1,70 dollars pour un euro ? edit
La baisse régulière du dollar ces dernières années tourne aujourd’hui à la chute libre. Le catalyseur immédiat de cette accélération est l’impression croissante que la crise du crédit a mis la Réserve fédérale américaine le dos au mur et que, dans un contexte politique tendu, elle choisira plutôt de prendre des risques avec le dollar qu’avec l'activité économique. Bien sûr, une partie de cette dynamique est due à l'incertitude et à une grande défiance mutuelle au sein du secteur financier ; le temps devrait réduire cette incertitude, mais entretemps les investisseurs opportunistes – plus communément appelés spéculateurs – passent leur temps à attendre une politique qui inverserait la tendance et ils croient aujourd’hui voir venir le temps de ce changement.
Avant la crise du crédit et du marché immobilier, la vigueur de l'économie donnait à la Fed de bonnes raisons de ne pas se sentir tenue d’augmenter ou de baisser son taux d’intérêt, lui laissant ainsi une large marge de manœuvre. Ses gouverneurs ne l’admettent peut-être pas, mais le marché croit en tout cas qu’ils sont aujourd’hui plus enclins à sauver les marchés financiers en cas de besoin qu’à faire preuve de rigueur monétaire. C’est pour cela que les valeurs non-monétaires, comme l’or et le pétrole, s’envolent.
Jusqu’où tout cela ira-t-il ? Nous ne sommes pas dans un environnement où les spéculateurs en quête d’une bonne affaire attendent que le dollar soit tombé suffisamment bas pour l’acheter. La bonne affaire, aujourd’hui, c’est d’essayer de vendre des dollars avant les autres. Il s’agit plus de la crainte de ne pouvoir se débarrasser de ses dollars que de considérations sur leur cours à long terme. Cela dit, ceux qui cet automne se sont bruyamment alarmé de la surévaluation du dollar n’ont pas rendu service à sa cause.
Mais la baisse du dollar n'est-elle pas une bonne chose ? Peut-être, mais le marché est en désordre – les prix chutent, les gros acheteurs se font rares – et nous devrions donc nous attendre à une intervention des banques centrales. Cette intervention visera à stopper la chute du dollar et à recréer un marché dans les deux sens (achats et ventes de dollars à court terme), mais elle n’inversera pas la tendance baissière. Celle-ci ne s’interrompra que lorsque le cours du dollar sera assez bas pour provoquer un changement de politique monétaire en Europe – trop déflationniste à présent – et aux Etats-Unis –trop inflationniste. Il est clair que nous n’en sommes pas encore là. Je prévois que ce point sera plus proche d’un cours de $1,70 dollar pour l’euro et de $2,20 pour la livre sterling que des niveaux actuels. C’est une bonne nouvelle pour les exportateurs américains et une mauvaise nouvelle pour les exportateurs européens, même si une baisse des taux d’intérêts en Europe pourrait soutenir la consommation. Il est amusant de rappeler qu’u moment de la naissance de l'euro, et à la grande consternation de mes collègues londoniens, j'avais prévu qu’à cinq ou dix ans son cours monterait à $1,50. Ce pourrait bien être le cas, même si bien sûr je n'avais pas prévu les voies et les détours qu’il lui faudrait pour en arriver là.

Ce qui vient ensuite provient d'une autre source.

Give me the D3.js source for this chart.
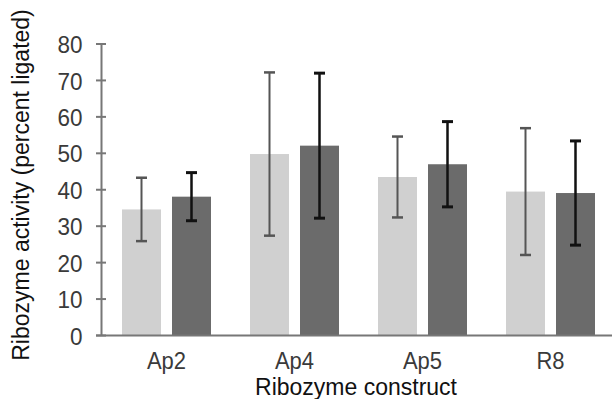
<!DOCTYPE html>
<html><head><meta charset="utf-8">
<script src="https://cdn.jsdelivr.net/npm/d3@7"></script>
<style>body{margin:0;background:#fff}svg{display:block}text{font-family:"Liberation Sans",Arial,sans-serif}</style>
</head><body><svg id="c" width="612" height="399"></svg>
<script>
const categories = ["Ap2", "Ap4", "Ap5", "R8"];
const series = ["A", "B"];
const meansA = [34.6, 49.8, 43.5, 39.5];
const errA   = [8.7, 22.4, 11.1, 17.4];
const meansB = [38.1, 52.1, 47.0, 39.1];
const errB   = [6.6, 19.9, 11.7, 14.3];
const yTicks = [0, 10, 20, 30, 40, 50, 60, 70, 80];

const svg = d3.select("#c");
const x0 = d3.scaleBand().domain(categories).range([102.5, 614.5]);
const x1 = d3.scaleBand().domain(series).range([19.5, 108.5]).paddingInner(0.22);
const y = d3.scaleLinear().domain([0, 80]).range([335.5, 44]);

const data = [];
categories.forEach((c, i) => {
  data.push({c, s: "A", v: meansA[i], e: errA[i], fill: "#d0d0d0", ec: "#555555", ew: 2});
  data.push({c, s: "B", v: meansB[i], e: errB[i], fill: "#6b6b6b", ec: "#111111", ew: 2.5});
});

svg.selectAll("rect.bar").data(data).join("rect").attr("class", "bar")
  .attr("x", d => x0(d.c) + x1(d.s))
  .attr("width", x1.bandwidth())
  .attr("y", d => y(d.v))
  .attr("height", d => y(0) - y(d.v))
  .attr("fill", d => d.fill);

// error bars
const eg = svg.selectAll("g.err").data(data).join("g").attr("class", "err");
const cx = d => x0(d.c) + x1(d.s) + x1.bandwidth() / 2;
eg.append("line").attr("x1", cx).attr("x2", cx)
  .attr("y1", d => y(d.v + d.e)).attr("y2", d => y(d.v - d.e))
  .attr("stroke", d => d.ec).attr("stroke-width", d => d.ew);
[1, -1].forEach(sg => {
  eg.append("line").attr("x1", d => cx(d) - 5.5).attr("x2", d => cx(d) + 5.5)
    .attr("y1", d => y(d.v + sg * d.e)).attr("y2", d => y(d.v + sg * d.e))
    .attr("stroke", d => d.ec).attr("stroke-width", d => d.ew + 0.5);
});

// y axis
svg.append("line").attr("x1", 101.5).attr("x2", 101.5).attr("y1", y(80)).attr("y2", y(0))
  .attr("stroke", "#777").attr("stroke-width", 2);
svg.selectAll("line.yt").data(yTicks).join("line").attr("class", "yt")
  .attr("x1", 96).attr("x2", 106).attr("y1", d => y(d)).attr("y2", d => y(d))
  .attr("stroke", "#777").attr("stroke-width", 2);
svg.selectAll("text.yl").data(yTicks).join("text").attr("class", "yl")
  .attr("transform", d => `translate(82.5,${y(d) + 0.4}) scale(1,1.08)`)
  .attr("dy", "0.36em")
  .attr("text-anchor", "end").attr("font-size", 22.5).attr("fill", "#3a3a3a")
  .text(d => d);

// x axis
svg.append("line").attr("x1", 96).attr("x2", 612).attr("y1", y(0)).attr("y2", y(0))
  .attr("stroke", "#777").attr("stroke-width", 2);
svg.selectAll("text.xl").data(categories).join("text").attr("class", "xl")
  .attr("transform", d => `translate(${x0(d) + x0.bandwidth() / 2},369) scale(1,1.1)`)
  .attr("text-anchor", "middle").attr("font-size", 22).attr("fill", "#3a3a3a")
  .text(d => d);

svg.append("text").attr("x", 356).attr("y", 395).attr("text-anchor", "middle")
  .attr("font-size", 23).attr("fill", "#111").text("Ribozyme construct");
svg.append("text").attr("transform", "translate(28.5,185) rotate(-90)")
  .attr("text-anchor", "middle").attr("font-size", 23).attr("fill", "#111")
  .text("Ribozyme activity (percent ligated)");
</script></body></html>
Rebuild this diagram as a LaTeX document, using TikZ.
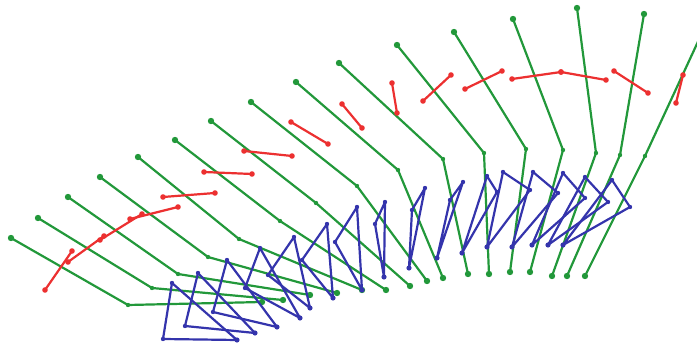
\documentclass[tikz,border=0pt]{standalone}
\usepackage{tikz}
\definecolor{legcol}{RGB}{34,152,58}
\definecolor{markcol}{RGB}{236,48,48}
\definecolor{footcol}{RGB}{52,52,172}

\begin{document}
\begin{tikzpicture}[x=1pt, y=-1pt, line width=2.2pt, line join=round, line cap=round,
  leg/.style={draw=legcol},
  marker/.style={draw=markcol},
  foot/.style={draw=footcol}]
  \useasboundingbox (0,0) rectangle (697,344);
  \clip (0,0) rectangle (697,344);

  % legs: hip, knee, ankle
  \foreach \hx/\hy/\kx/\ky/\ax/\ay in {11/238/128/305/262/302, 38/218/152/288/283/300,
      68/197/178/274/310/295, 100/177/208/257/337/293, 138/157/239/239/362/290,
      175/140/280/221/386/290, 211/121/316/203/410/286, 251/102/357/186/427/281,
      296/82/398/170/443/278, 339/63/443/159/468/274, 397/45/484/153/489/274,
      454/32/526/149/510/272, 513/19/563/150/530/272, 577/8/596/153/552/276,
      644/14/620/155/567/276, 702/33/645/156/585/276}{
    \draw[leg] (\hx,\hy) -- (\kx,\ky) -- (\ax,\ay);
    \fill[legcol] (\hx,\hy) circle (3.2pt) (\kx,\ky) circle (2.2pt) (\ax,\ay) circle (3.2pt);
  }

  % feet
  \foreach \px/\py/\qx/\qy/\rx/\ry in {172/283/163/339/237/340, 198/273/185/326/255/333,
      227/260/213/312/277/327, 260/248/245/288/300/318, 294/237/268/275/310/308,
      327/224/302/260/333/298, 357/207/335/242/362/290, 385/202/375/224/384/277,
      425/188/412/210/409/268, 463/182/450/200/437/258, 487/176/497/192/462/253,
      503/172/530/190/487/247, 533/172/558/193/512/247, 563/173/585/198/532/245,
      585/177/608/202/548/245, 612/180/630/207/563/245}{
    \draw[foot] (\px,\py) -- (\qx,\qy) -- (\rx,\ry) -- cycle;
    \fill[footcol] (\px,\py) circle (2.2pt) (\qx,\qy) circle (2.2pt) (\rx,\ry) circle (2.6pt);
  }

  % markers
  \foreach \sx/\sy/\ex/\ey in {45/290/72/251, 68/262/104/236, 100/240/142/214,
      130/219/178/207, 163/197/215/193, 204/172/252/174, 244/151/292/156,
      291/122/328/144, 342/104/362/128, 392/83/397/113, 423/101/451/75,
      465/89/502/71, 512/79/561/72, 561/72/606/80, 614/71/648/93, 683/75/676/103}{
    \draw[marker] (\sx,\sy) -- (\ex,\ey);
    \fill[markcol] (\sx,\sy) circle (2.8pt) (\ex,\ey) circle (2.8pt);
  }
\end{tikzpicture}
\end{document}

L'analogie que j'utiliserais aujourd'hui, ce seraient les circonstances qui ont entouré l'effondrement du dollar en 1995, quand il a atteint face au yen des records de faiblesse, toujours inégalés. L’une des clés de cette crise était la pression en faveur d’une baisse des taux d'intérêt, suite à la crise mexicaine. Des interventions mineures ont eu lieu à plusieurs reprises cette année-là, principalement par la Banque de Japon, avant l’intervention décisive, qui fut accompagnée d’un changement de politique au Japon et d'objectif de politique aux Etats-Unis. Au lieu de la Banque de Japon, vous pouvez lire la BCE cette fois-ci.
L'été 1995 a vu la naissance de la ritournelle du « dollar fort » de M. Rubin, désormais si usée qu’il va falloir en trouver une autre. A l’époque j’avais l’habitude de discuter avec une des figures-clés du secteur international du Trésor américain, un personnage un peu gamin et plein de talent, Tim Geithner. Il préside à présent la Réserve fédérale à New York. Si quelqu’un sait ce qui se trame, c’est bien lui. Qu'il puisse y faire quelque chose est une autre affaire.